- **WHAT IS NEEDED**
Reproduce the entries word for word, and omit any picture you find in them.

- **SUPPLIED RECORDS**
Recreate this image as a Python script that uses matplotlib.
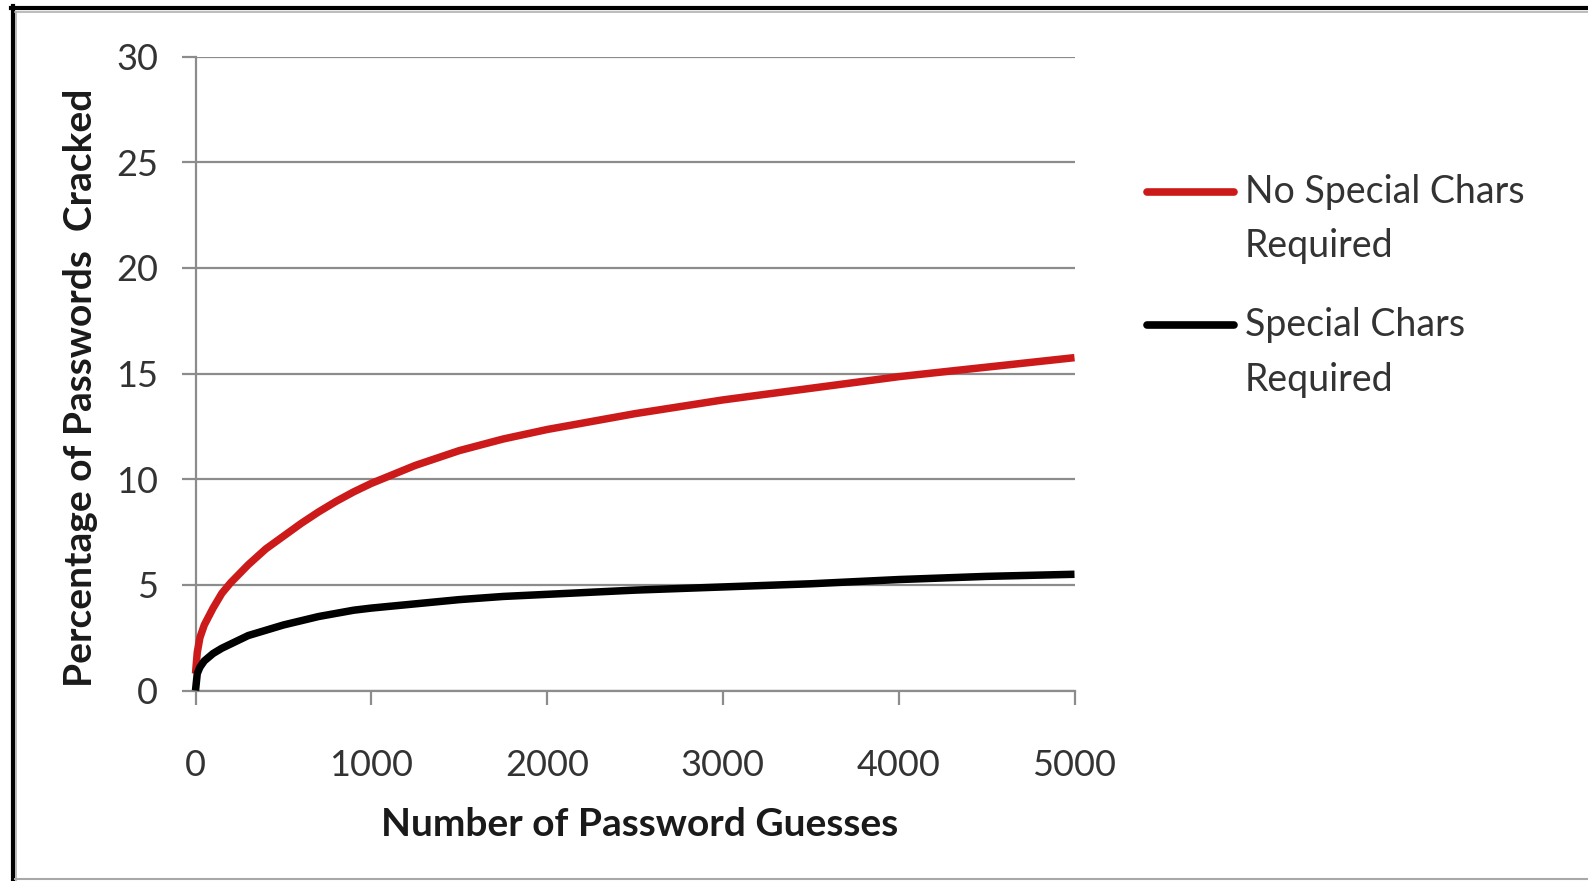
import matplotlib
matplotlib.use("Agg")
import matplotlib.pyplot as plt
from matplotlib.lines import Line2D

# Guessing progress: share of passwords cracked vs. number of guesses
guesses = [0, 10, 25, 50, 100, 150, 200, 300, 400, 500, 600, 700, 800, 900,
           1000, 1250, 1500, 1750, 2000, 2500, 3000, 3500, 4000, 4500, 5000]
no_special = [0.8, 1.8, 2.5, 3.1, 3.9, 4.6, 5.1, 5.95, 6.7, 7.3, 7.9, 8.45, 8.95, 9.4,
              9.8, 10.65, 11.35, 11.9, 12.35, 13.1, 13.75, 14.3, 14.85, 15.3, 15.75]
special = [0.0, 0.8, 1.1, 1.4, 1.75, 2.0, 2.2, 2.6, 2.85, 3.1, 3.3, 3.5, 3.65, 3.8,
           3.9, 4.1, 4.3, 4.45, 4.55, 4.75, 4.9, 5.05, 5.25, 5.4, 5.5]

series_labels = ["No Special Chars\nRequired", "Special Chars\nRequired"]
series_colors = ["#CC1A1A", "#000000"]

x_ticks = [0, 1000, 2000, 3000, 4000, 5000]
y_ticks = [0, 5, 10, 15, 20, 25, 30]

x_label = "Number of Password Guesses"
y_label = "Percentage of Passwords  Cracked"

plt.rcParams["font.family"] = ["Lato", "DejaVu Sans"]

W, H = 1588, 881
fig = plt.figure(figsize=(W / 100, H / 100), dpi=100)
fig.patch.set_facecolor("white")


def fx(px):
    return px / W


def fy(py):
    return 1 - py / H


left, right, top, bottom = 195.5, 1074.5, 56.5, 690.5
ax = fig.add_axes([fx(left), fy(bottom), fx(right - left), (bottom - top) / H])

grid_col = "#8c8c8c"
for vals, col in zip([no_special, special], series_colors):
    ax.plot(guesses, vals, color=col, lw=5.4, solid_capstyle="butt", zorder=3,
            clip_on=False)

ax.set_xlim(0, 5000)
ax.set_ylim(0, 30)
ax.set_xticks(x_ticks)
ax.set_yticks(y_ticks)
ax.set_xticklabels([str(v) for v in x_ticks])
ax.set_yticklabels([str(v) for v in y_ticks])

ax.yaxis.grid(True, color=grid_col, lw=1.6)
ax.set_axisbelow(True)
for s in ["top", "right"]:
    ax.spines[s].set_visible(False)
for s in ["left", "bottom"]:
    ax.spines[s].set_color(grid_col)
    ax.spines[s].set_linewidth(1.6)

ax.tick_params(axis="both", direction="out", length=10, width=1.6,
               color=grid_col, labelsize=26, labelcolor="#333333")
ax.tick_params(axis="y", pad=17)
ax.tick_params(axis="x", pad=32)

fig.text(fx(640), fy(825), x_label, ha="center", va="center",
         fontsize=28, fontweight="bold", color="#1a1a1a")
fig.text(fx(81), fy(388), y_label, ha="center", va="center", rotation=90,
         fontsize=28, fontweight="bold", color="#1a1a1a")

# Legend drawn beside the plot: handle on the first line, wrapped text
leg_rows = [191.5, 325.0]
line_gap = 55.0
for lab, col, yy in zip(series_labels, series_colors, leg_rows):
    fig.add_artist(Line2D([fx(1147), fx(1234)], [fy(yy), fy(yy)], color=col,
                          lw=5.5, solid_capstyle="round"))
    for i, part in enumerate(lab.split("\n")):
        fig.text(fx(1245), fy(yy + i * line_gap), part, ha="left", va="center",
                 fontsize=27, color="#333333")

# Frame around the figure
fig.add_artist(Line2D([fx(11), fx(W)], [fy(8), fy(8)], color="black", lw=3.0))
fig.add_artist(Line2D([fx(13), fx(13)], [fy(6), fy(H)], color="black", lw=3.0))
fig.add_artist(Line2D([fx(15), fx(W)], [fy(12), fy(12)], color="#b0b0b0", lw=1.2))
fig.add_artist(Line2D([fx(16), fx(16)], [fy(12), fy(H)], color="#b0b0b0", lw=1.2))
fig.add_artist(Line2D([fx(15), fx(W)], [fy(879), fy(879)], color="#a8a8a8", lw=1.5))

fig.savefig("out.png", dpi=100, facecolor="white")
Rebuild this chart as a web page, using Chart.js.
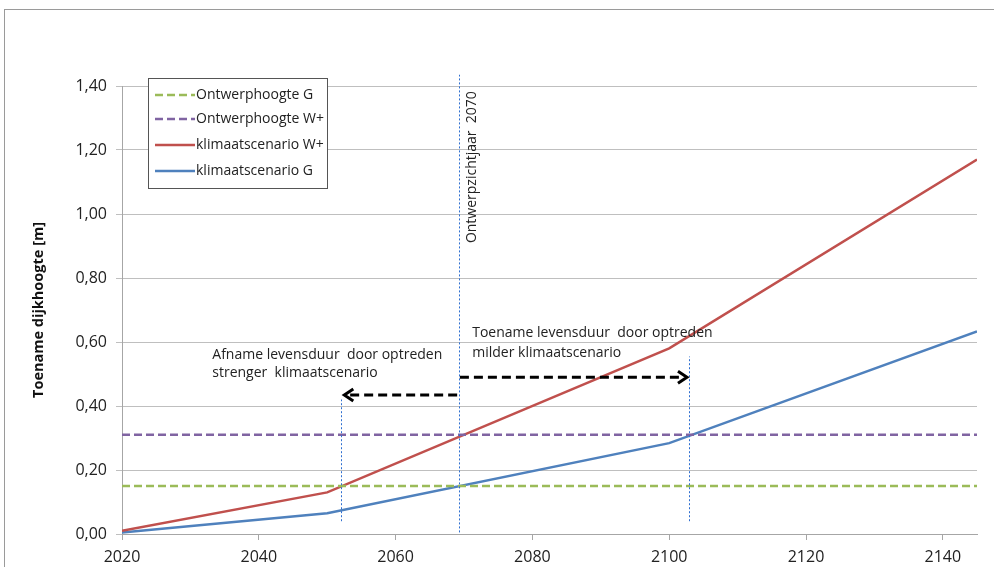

- **RESPONSE BELOW**
Recreate this image as a Python script that uses matplotlib.
import matplotlib
matplotlib.use("Agg")
import matplotlib.pyplot as plt
from matplotlib.lines import Line2D

# Guessing progress: share of passwords cracked vs. number of guesses
guesses = [0, 10, 25, 50, 100, 150, 200, 300, 400, 500, 600, 700, 800, 900,
           1000, 1250, 1500, 1750, 2000, 2500, 3000, 3500, 4000, 4500, 5000]
no_special = [0.8, 1.8, 2.5, 3.1, 3.9, 4.6, 5.1, 5.95, 6.7, 7.3, 7.9, 8.45, 8.95, 9.4,
              9.8, 10.65, 11.35, 11.9, 12.35, 13.1, 13.75, 14.3, 14.85, 15.3, 15.75]
special = [0.0, 0.8, 1.1, 1.4, 1.75, 2.0, 2.2, 2.6, 2.85, 3.1, 3.3, 3.5, 3.65, 3.8,
           3.9, 4.1, 4.3, 4.45, 4.55, 4.75, 4.9, 5.05, 5.25, 5.4, 5.5]

series_labels = ["No Special Chars\nRequired", "Special Chars\nRequired"]
series_colors = ["#CC1A1A", "#000000"]

x_ticks = [0, 1000, 2000, 3000, 4000, 5000]
y_ticks = [0, 5, 10, 15, 20, 25, 30]

x_label = "Number of Password Guesses"
y_label = "Percentage of Passwords  Cracked"

plt.rcParams["font.family"] = ["Lato", "DejaVu Sans"]

W, H = 1588, 881
fig = plt.figure(figsize=(W / 100, H / 100), dpi=100)
fig.patch.set_facecolor("white")


def fx(px):
    return px / W


def fy(py):
    return 1 - py / H


left, right, top, bottom = 195.5, 1074.5, 56.5, 690.5
ax = fig.add_axes([fx(left), fy(bottom), fx(right - left), (bottom - top) / H])

grid_col = "#8c8c8c"
for vals, col in zip([no_special, special], series_colors):
    ax.plot(guesses, vals, color=col, lw=5.4, solid_capstyle="butt", zorder=3,
            clip_on=False)

ax.set_xlim(0, 5000)
ax.set_ylim(0, 30)
ax.set_xticks(x_ticks)
ax.set_yticks(y_ticks)
ax.set_xticklabels([str(v) for v in x_ticks])
ax.set_yticklabels([str(v) for v in y_ticks])

ax.yaxis.grid(True, color=grid_col, lw=1.6)
ax.set_axisbelow(True)
for s in ["top", "right"]:
    ax.spines[s].set_visible(False)
for s in ["left", "bottom"]:
    ax.spines[s].set_color(grid_col)
    ax.spines[s].set_linewidth(1.6)

ax.tick_params(axis="both", direction="out", length=10, width=1.6,
               color=grid_col, labelsize=26, labelcolor="#333333")
ax.tick_params(axis="y", pad=17)
ax.tick_params(axis="x", pad=32)

fig.text(fx(640), fy(825), x_label, ha="center", va="center",
         fontsize=28, fontweight="bold", color="#1a1a1a")
fig.text(fx(81), fy(388), y_label, ha="center", va="center", rotation=90,
         fontsize=28, fontweight="bold", color="#1a1a1a")

# Legend drawn beside the plot: handle on the first line, wrapped text
leg_rows = [191.5, 325.0]
line_gap = 55.0
for lab, col, yy in zip(series_labels, series_colors, leg_rows):
    fig.add_artist(Line2D([fx(1147), fx(1234)], [fy(yy), fy(yy)], color=col,
                          lw=5.5, solid_capstyle="round"))
    for i, part in enumerate(lab.split("\n")):
        fig.text(fx(1245), fy(yy + i * line_gap), part, ha="left", va="center",
                 fontsize=27, color="#333333")

# Frame around the figure
fig.add_artist(Line2D([fx(11), fx(W)], [fy(8), fy(8)], color="black", lw=3.0))
fig.add_artist(Line2D([fx(13), fx(13)], [fy(6), fy(H)], color="black", lw=3.0))
fig.add_artist(Line2D([fx(15), fx(W)], [fy(12), fy(12)], color="#b0b0b0", lw=1.2))
fig.add_artist(Line2D([fx(16), fx(16)], [fy(12), fy(H)], color="#b0b0b0", lw=1.2))
fig.add_artist(Line2D([fx(15), fx(W)], [fy(879), fy(879)], color="#a8a8a8", lw=1.5))

fig.savefig("out.png", dpi=100, facecolor="white")
Rebuild this chart as a web page, using Chart.js.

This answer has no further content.